- [Recorded information]:
(begin)

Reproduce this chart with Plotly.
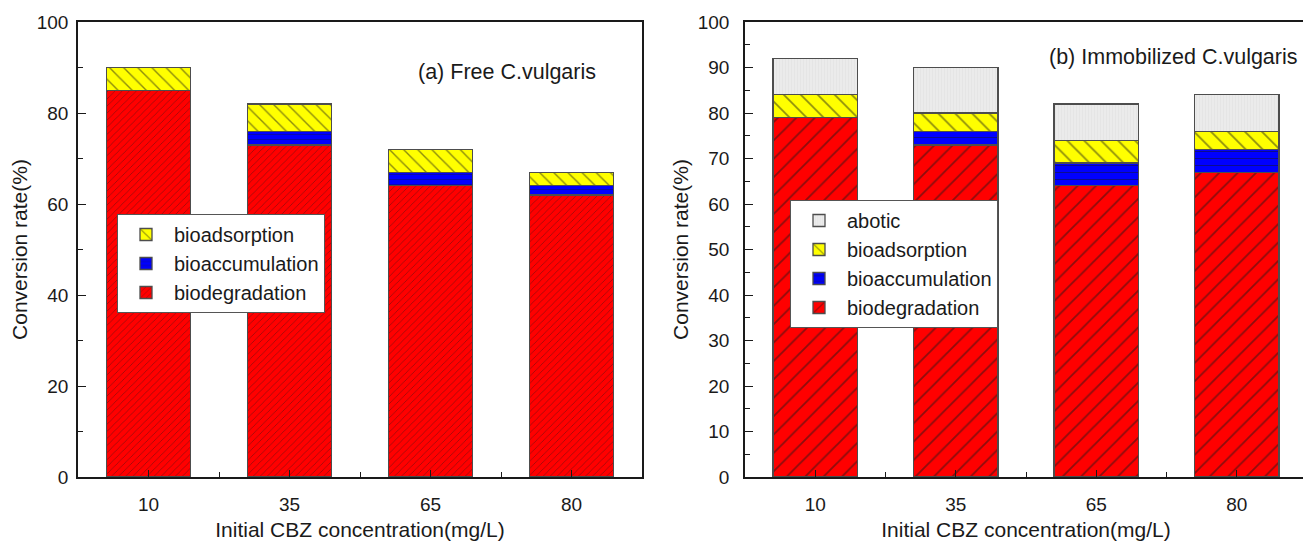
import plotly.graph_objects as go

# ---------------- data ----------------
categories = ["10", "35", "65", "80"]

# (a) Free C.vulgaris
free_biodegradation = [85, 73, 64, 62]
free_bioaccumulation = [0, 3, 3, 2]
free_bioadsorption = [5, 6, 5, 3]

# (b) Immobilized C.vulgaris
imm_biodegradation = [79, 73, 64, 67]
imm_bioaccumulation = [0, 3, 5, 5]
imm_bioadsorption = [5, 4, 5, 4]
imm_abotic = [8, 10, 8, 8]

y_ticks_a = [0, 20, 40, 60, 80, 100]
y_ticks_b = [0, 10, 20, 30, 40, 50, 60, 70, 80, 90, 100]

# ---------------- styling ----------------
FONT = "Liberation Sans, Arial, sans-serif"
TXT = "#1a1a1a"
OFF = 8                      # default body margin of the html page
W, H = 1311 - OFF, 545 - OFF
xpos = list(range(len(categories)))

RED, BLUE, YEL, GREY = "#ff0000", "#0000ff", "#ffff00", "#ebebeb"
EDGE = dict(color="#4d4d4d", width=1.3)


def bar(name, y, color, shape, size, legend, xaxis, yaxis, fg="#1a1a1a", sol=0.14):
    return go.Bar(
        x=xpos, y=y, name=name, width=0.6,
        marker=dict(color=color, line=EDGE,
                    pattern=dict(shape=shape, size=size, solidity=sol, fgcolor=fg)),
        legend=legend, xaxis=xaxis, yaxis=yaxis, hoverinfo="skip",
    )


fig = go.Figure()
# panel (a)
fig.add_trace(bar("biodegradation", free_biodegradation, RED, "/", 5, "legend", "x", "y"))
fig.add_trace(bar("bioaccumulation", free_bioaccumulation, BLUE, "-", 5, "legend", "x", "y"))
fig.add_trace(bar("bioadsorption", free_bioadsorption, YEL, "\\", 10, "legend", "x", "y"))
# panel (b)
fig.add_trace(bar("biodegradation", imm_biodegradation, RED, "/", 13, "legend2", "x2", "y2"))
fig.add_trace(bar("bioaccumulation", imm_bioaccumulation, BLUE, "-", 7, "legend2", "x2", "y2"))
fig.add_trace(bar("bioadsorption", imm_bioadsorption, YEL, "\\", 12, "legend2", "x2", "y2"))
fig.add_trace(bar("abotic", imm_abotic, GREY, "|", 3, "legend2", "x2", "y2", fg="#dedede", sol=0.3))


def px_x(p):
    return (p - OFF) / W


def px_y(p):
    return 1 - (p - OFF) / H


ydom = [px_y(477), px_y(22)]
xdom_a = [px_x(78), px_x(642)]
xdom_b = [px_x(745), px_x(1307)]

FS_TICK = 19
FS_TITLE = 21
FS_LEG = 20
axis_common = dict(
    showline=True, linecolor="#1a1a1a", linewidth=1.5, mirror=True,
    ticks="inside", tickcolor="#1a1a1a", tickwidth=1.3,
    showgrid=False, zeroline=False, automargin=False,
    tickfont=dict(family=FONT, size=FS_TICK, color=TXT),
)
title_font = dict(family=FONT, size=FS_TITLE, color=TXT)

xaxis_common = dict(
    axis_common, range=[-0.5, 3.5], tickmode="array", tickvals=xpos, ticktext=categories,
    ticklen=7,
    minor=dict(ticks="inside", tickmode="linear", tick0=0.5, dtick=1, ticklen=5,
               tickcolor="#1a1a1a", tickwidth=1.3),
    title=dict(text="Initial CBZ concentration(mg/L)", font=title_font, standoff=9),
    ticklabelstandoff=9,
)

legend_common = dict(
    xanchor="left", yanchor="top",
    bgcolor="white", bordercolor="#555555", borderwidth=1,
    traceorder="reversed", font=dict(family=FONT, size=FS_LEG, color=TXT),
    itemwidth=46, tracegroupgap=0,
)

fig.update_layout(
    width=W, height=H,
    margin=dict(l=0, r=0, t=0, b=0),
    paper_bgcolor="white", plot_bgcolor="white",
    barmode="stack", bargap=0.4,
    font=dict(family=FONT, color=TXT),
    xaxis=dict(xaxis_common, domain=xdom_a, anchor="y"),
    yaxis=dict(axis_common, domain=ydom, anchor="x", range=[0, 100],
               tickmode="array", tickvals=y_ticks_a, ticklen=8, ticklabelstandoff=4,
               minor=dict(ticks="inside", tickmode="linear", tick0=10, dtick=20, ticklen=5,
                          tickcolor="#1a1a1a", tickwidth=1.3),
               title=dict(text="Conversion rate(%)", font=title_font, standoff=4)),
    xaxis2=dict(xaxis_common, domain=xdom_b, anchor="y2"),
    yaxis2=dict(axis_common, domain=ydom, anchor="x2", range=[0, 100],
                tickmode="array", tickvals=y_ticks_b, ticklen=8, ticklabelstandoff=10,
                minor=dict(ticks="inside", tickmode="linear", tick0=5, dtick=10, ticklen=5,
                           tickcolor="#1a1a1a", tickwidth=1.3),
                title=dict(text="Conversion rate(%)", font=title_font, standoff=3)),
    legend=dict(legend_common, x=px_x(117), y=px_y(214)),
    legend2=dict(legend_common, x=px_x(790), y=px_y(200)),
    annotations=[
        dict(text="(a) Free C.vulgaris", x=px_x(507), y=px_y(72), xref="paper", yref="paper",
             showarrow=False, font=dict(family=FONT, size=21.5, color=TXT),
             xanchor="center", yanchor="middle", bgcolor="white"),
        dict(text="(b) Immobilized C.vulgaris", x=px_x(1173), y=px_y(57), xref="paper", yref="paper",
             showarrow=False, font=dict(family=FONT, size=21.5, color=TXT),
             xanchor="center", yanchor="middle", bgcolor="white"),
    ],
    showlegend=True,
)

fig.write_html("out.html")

(end)

- [Direction]: Pictures excluded, repeat exactly the lines from the top of the material through the line with "80, 90, 100]", including both of those lines.

- [Response below]:
Reproduce this chart with Plotly.
import plotly.graph_objects as go

# ---------------- data ----------------
categories = ["10", "35", "65", "80"]

# (a) Free C.vulgaris
free_biodegradation = [85, 73, 64, 62]
free_bioaccumulation = [0, 3, 3, 2]
free_bioadsorption = [5, 6, 5, 3]

# (b) Immobilized C.vulgaris
imm_biodegradation = [79, 73, 64, 67]
imm_bioaccumulation = [0, 3, 5, 5]
imm_bioadsorption = [5, 4, 5, 4]
imm_abotic = [8, 10, 8, 8]

y_ticks_a = [0, 20, 40, 60, 80, 100]
y_ticks_b = [0, 10, 20, 30, 40, 50, 60, 70, 80, 90, 100]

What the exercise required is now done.